Written task:
Images are not part of the copy; write out the rest of the data exactly as given.

______

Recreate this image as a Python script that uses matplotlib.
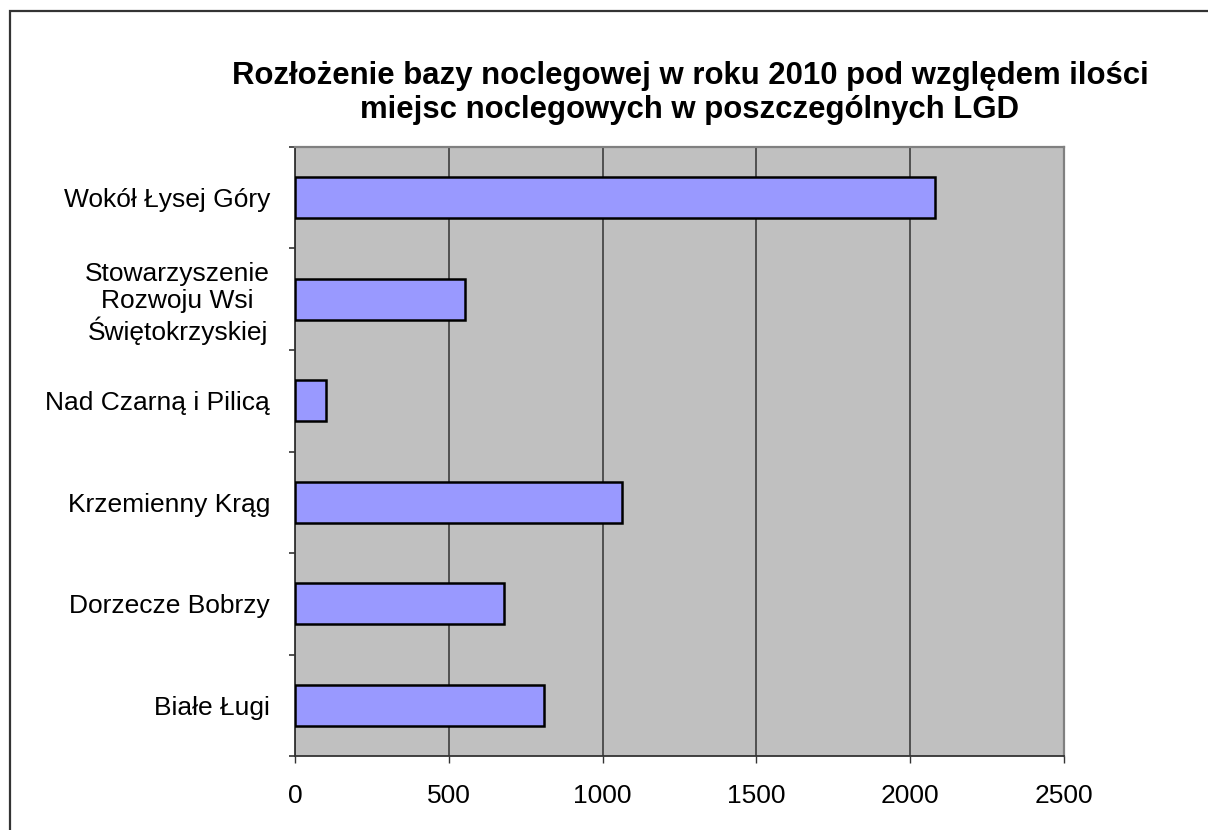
import matplotlib
matplotlib.use("Agg")
import matplotlib.pyplot as plt
from matplotlib.patches import Rectangle

# data (bottom -> top as drawn)
categories = ["Białe Ługi", "Dorzecze Bobrzy", "Krzemienny Krąg",
              "Nad Czarną i Pilicą",
              "Stowarzyszenie\nRozwoju Wsi\nŚwiętokrzyskiej",
              "Wokół Łysej Góry"]
values = [808, 679, 1064, 102, 553, 2081]
x_ticks = [0, 500, 1000, 1500, 2000, 2500]

plt.rcParams['font.family'] = ['Liberation Sans', 'DejaVu Sans']

fig = plt.figure(figsize=(12.08, 8.3), dpi=100)
fig.patch.set_facecolor("white")

# outer chart border (cut off at right and bottom like the screenshot)
fig.patches.append(Rectangle((9.5 / 1208, -0.05), 1.2, 1 - 11 / 830 + 0.05,
                             transform=fig.transFigure, fill=False,
                             edgecolor="#333333", linewidth=1.6))

ax = fig.add_axes([295 / 1208, 1 - 756 / 830, (1064 - 295) / 1208, (756 - 147) / 830])
ax.set_facecolor("#C0C0C0")

pos = list(range(len(categories)))
ax.barh(pos, values, height=0.4, color="#9999FF", edgecolor="black",
        linewidth=1.8, zorder=3)

ax.set_xlim(0, 2500)
ax.set_ylim(-0.5, len(categories) - 0.5)
ax.set_xticks(x_ticks)
ax.set_xticklabels([str(t) for t in x_ticks], fontsize=19)
ax.grid(axis="x", color="#333333", linewidth=1.1, zorder=1)

# category labels between minor ticks at boundaries
ax.set_yticks(pos)
ax.set_yticklabels(categories, fontsize=19, multialignment="center",
                   linespacing=1.15)
ax.set_yticks([p - 0.5 for p in range(len(categories) + 1)], minor=True)
ax.tick_params(axis="y", which="major", length=0, pad=18)
ax.tick_params(axis="y", which="minor", length=4, width=1.2, color="#333333")
ax.tick_params(axis="x", length=5, width=1.0, color="#333333", pad=15)

for side in ("top", "right"):
    ax.spines[side].set_color("#808080")
    ax.spines[side].set_linewidth(1.6)
for side in ("left", "bottom"):
    ax.spines[side].set_color("#333333")
    ax.spines[side].set_linewidth(1.3)

fig.text(690 / 1208, 1 - 93 / 830,
         "Rozłożenie bazy noclegowej w roku 2010 pod względem ilości\n"
         "miejsc noclegowych w poszczególnych LGD",
         ha="center", va="center", fontsize=22.4, fontweight="bold",
         linespacing=1.18)

fig.savefig("out.png", dpi=100, facecolor="white")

______

Finished answer:
Recreate this image as a Python script that uses matplotlib.
import matplotlib
matplotlib.use("Agg")
import matplotlib.pyplot as plt
from matplotlib.patches import Rectangle

# data (bottom -> top as drawn)
categories = ["Białe Ługi", "Dorzecze Bobrzy", "Krzemienny Krąg",
              "Nad Czarną i Pilicą",
              "Stowarzyszenie\nRozwoju Wsi\nŚwiętokrzyskiej",
              "Wokół Łysej Góry"]
values = [808, 679, 1064, 102, 553, 2081]
x_ticks = [0, 500, 1000, 1500, 2000, 2500]

plt.rcParams['font.family'] = ['Liberation Sans', 'DejaVu Sans']

fig = plt.figure(figsize=(12.08, 8.3), dpi=100)
fig.patch.set_facecolor("white")

# outer chart border (cut off at right and bottom like the screenshot)
fig.patches.append(Rectangle((9.5 / 1208, -0.05), 1.2, 1 - 11 / 830 + 0.05,
                             transform=fig.transFigure, fill=False,
                             edgecolor="#333333", linewidth=1.6))

ax = fig.add_axes([295 / 1208, 1 - 756 / 830, (1064 - 295) / 1208, (756 - 147) / 830])
ax.set_facecolor("#C0C0C0")

pos = list(range(len(categories)))
ax.barh(pos, values, height=0.4, color="#9999FF", edgecolor="black",
        linewidth=1.8, zorder=3)

ax.set_xlim(0, 2500)
ax.set_ylim(-0.5, len(categories) - 0.5)
ax.set_xticks(x_ticks)
ax.set_xticklabels([str(t) for t in x_ticks], fontsize=19)
ax.grid(axis="x", color="#333333", linewidth=1.1, zorder=1)

# category labels between minor ticks at boundaries
ax.set_yticks(pos)
ax.set_yticklabels(categories, fontsize=19, multialignment="center",
                   linespacing=1.15)
ax.set_yticks([p - 0.5 for p in range(len(categories) + 1)], minor=True)
ax.tick_params(axis="y", which="major", length=0, pad=18)
ax.tick_params(axis="y", which="minor", length=4, width=1.2, color="#333333")
ax.tick_params(axis="x", length=5, width=1.0, color="#333333", pad=15)

for side in ("top", "right"):
    ax.spines[side].set_color("#808080")
    ax.spines[side].set_linewidth(1.6)
for side in ("left", "bottom"):
    ax.spines[side].set_color("#333333")
    ax.spines[side].set_linewidth(1.3)

fig.text(690 / 1208, 1 - 93 / 830,
         "Rozłożenie bazy noclegowej w roku 2010 pod względem ilości\n"
         "miejsc noclegowych w poszczególnych LGD",
         ha="center", va="center", fontsize=22.4, fontweight="bold",
         linespacing=1.18)

fig.savefig("out.png", dpi=100, facecolor="white")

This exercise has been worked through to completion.